Satterfield also said yes because of the Black creators involved, including Los Angeles-based executive producers Karis Jagger and Fabienne Toback, Academy Award-winning director Roger Ross Williams, film director Yoruba Richen and producer Jonathan Clasberry, who counts “Anthony Bourdain: Parts Unknown” among his credits.
“Why does this team matter? Because stories are central to power,” Satterfield says. “People who don’t have power are written out of the story, which is why we could get all the way to 2021 and say, why haven’t we seen this story about macaroni and cheese told this way on television before? We have the opportunity for the first time to tell our own story in our care. It’s rare and powerful.”
Harris left many threads for the producers to follow. “The themes are so strong in the book: survival, self-reliance, entrepreneurship, connectivity,” Jagger and Toback conveyed through a joint email. “There were stories we gravitated to in the book that we were really attached to and felt were necessary to the series: Carolina Gold Rice, Hercules Posey, James Hemings, the catering families of Philadelphia, Thomas Downing. … We wanted to interweave history, modern influences and locations in forming the narrative structure.”

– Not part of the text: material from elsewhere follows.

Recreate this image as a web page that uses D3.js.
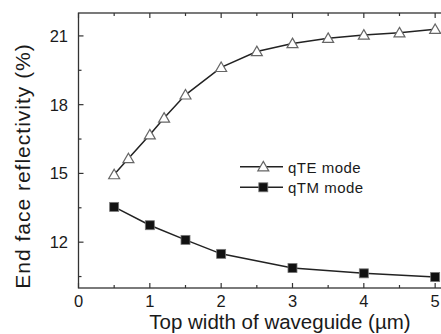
<!DOCTYPE html>
<html>
<head>
<meta charset="utf-8">
<script src="https://cdn.jsdelivr.net/npm/d3@7"></script>
<style>
  body { margin: 0; background: #fff; }
  text { font-family: Arial, "Liberation Sans", sans-serif; fill: #1a1a1a; }
</style>
</head>
<body>
<div class="chart"></div>
<script>

// Data
var teWidth = [0.5, 0.7, 1.0, 1.2, 1.5, 2.0, 2.5, 3.0, 3.5, 4.0, 4.5, 5.0];
var teRefl  = [14.95, 15.65, 16.69, 17.42, 18.43, 19.63, 20.32, 20.67, 20.9, 21.04, 21.14, 21.29];
var tmWidth = [0.5, 1.0, 1.5, 2.0, 3.0, 4.0, 5.0];
var tmRefl  = [13.54, 12.74, 12.1, 11.49, 10.87, 10.64, 10.48];
var xTicks = [0, 1, 2, 3, 4, 5];
var yTicks = [12, 15, 18, 21];
var seriesNames = ["qTE mode", "qTM mode"];

var W = 441, H = 334;

var svg = d3.select(".chart")
	.append("svg")
	.attr("width", W)
	.attr("height", H);

var x = d3.scaleLinear()
	.domain([0, 5.11])
	.range([78.5, 443]);

var y = d3.scaleLinear()
	.domain([10, 22])
	.range([288, 13]);

var axisColor = "#333";

// frame
svg.append("rect")
	.attr("x", x(0))
	.attr("y", y(22))
	.attr("width", x(5.11) - x(0))
	.attr("height", y(10) - y(22))
	.attr("fill", "none")
	.attr("stroke", axisColor)
	.attr("stroke-width", 1.3);

// ticks, inward
var xMinor = d3.range(0.5, 5.01, 1);
var yMinor = d3.range(10.5, 22, 3);

function xTickMarks(vals, len) {
	svg.append("g").selectAll("line.b")
		.data(vals).enter().append("line")
		.attr("x1", function(d) { return x(d); })
		.attr("x2", function(d) { return x(d); })
		.attr("y1", y(10)).attr("y2", y(10) - len)
		.attr("stroke", axisColor).attr("stroke-width", 1.2);
	svg.append("g").selectAll("line.t")
		.data(vals).enter().append("line")
		.attr("x1", function(d) { return x(d); })
		.attr("x2", function(d) { return x(d); })
		.attr("y1", y(22)).attr("y2", y(22) + len)
		.attr("stroke", axisColor).attr("stroke-width", 1.2);
}
function yTickMarks(vals, len) {
	svg.append("g").selectAll("line")
		.data(vals).enter().append("line")
		.attr("x1", x(0)).attr("x2", x(0) + len)
		.attr("y1", function(d) { return y(d); })
		.attr("y2", function(d) { return y(d); })
		.attr("stroke", axisColor).attr("stroke-width", 1.2);
}
xTickMarks(xTicks, 5);
xTickMarks(xMinor, 3);
yTickMarks(yTicks, 5);
yTickMarks(yMinor, 3);

// tick labels
svg.append("g").selectAll("text")
	.data(xTicks).enter().append("text")
	.attr("x", function(d) { return x(d); })
	.attr("y", 307)
	.attr("text-anchor", "middle")
	.style("font-size", "16.5px")
	.text(function(d) { return d; });

svg.append("g").selectAll("text")
	.data(yTicks).enter().append("text")
	.attr("x", 68)
	.attr("y", function(d) { return y(d) + 6; })
	.attr("text-anchor", "end")
	.style("font-size", "16.5px")
	.text(function(d) { return d; });

// axis titles
svg.append("text")
	.attr("x", 280)
	.attr("y", 329)
	.attr("text-anchor", "middle")
	.style("font-size", "20.5px")
	.text("Top width of waveguide (\u00b5m)");

svg.append("text")
	.attr("transform", "translate(30,166) rotate(-90)")
	.attr("text-anchor", "middle")
	.style("font-size", "21px")
	.style("letter-spacing", "1px")
	.text("End face reflectivity (%)");

// lines
var line = d3.line()
	.x(function(d) { return x(d[0]); })
	.y(function(d) { return y(d[1]); });

var te = d3.zip(teWidth, teRefl);
var tm = d3.zip(tmWidth, tmRefl);

svg.append("path").datum(te)
	.attr("d", line)
	.attr("fill", "none")
	.attr("stroke", "#222")
	.attr("stroke-width", 1.5);

svg.append("path").datum(tm)
	.attr("d", line)
	.attr("fill", "none")
	.attr("stroke", "#222")
	.attr("stroke-width", 1.5);

var tri = d3.symbol().type(d3.symbolTriangle).size(52);

function triangle(g, cx, cy) {
	g.append("path")
		.attr("d", tri)
		.attr("transform", "translate(" + cx + "," + (cy + 1) + ")")
		.attr("fill", "#fff")
		.attr("stroke", "#666")
		.attr("stroke-width", 1.2);
}
function square(g, cx, cy) {
	g.append("rect")
		.attr("x", cx - 4.5).attr("y", cy - 4.5)
		.attr("width", 9).attr("height", 9)
		.attr("fill", "#111")
		.attr("stroke", "#777")
		.attr("stroke-width", 0.8);
}

var markers = svg.append("g");
te.forEach(function(d) { triangle(markers, x(d[0]), y(d[1])); });
tm.forEach(function(d) { square(markers, x(d[0]), y(d[1])); });

// legend
var leg = svg.append("g");
var legY = [166.7, 187.3];
legY.forEach(function(ly, i) {
	leg.append("line")
		.attr("x1", 240).attr("x2", 283)
		.attr("y1", ly).attr("y2", ly)
		.attr("stroke", "#222").attr("stroke-width", 1.5);
	if (i == 0) triangle(leg, 263.3, ly); else square(leg, 263.3, ly);
	leg.append("text")
		.attr("x", 288)
		.attr("y", ly + 6)
		.style("font-size", "15px")
		.style("letter-spacing", "0.5px")
		.text(seriesNames[i]);
});

</script>
</body>
</html>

They succeed, but Harris also cleared paths for them to Chicago; to New Orleans; through Prohibition to the civil rights era; to immigrants with African heritage from the Caribbean, Central and South America; and to other cultural crossroads via Africa.
During a meal filmed for the show in Philadelphia, chef Omar Tate notes that “a lot of times our history is dark … but there is so much beauty between the lines.”
The four episodes of “High on the Hog” is an incredible, belated start to floodlighting the achievements of Black culinarians. This limited series could — should — be endless.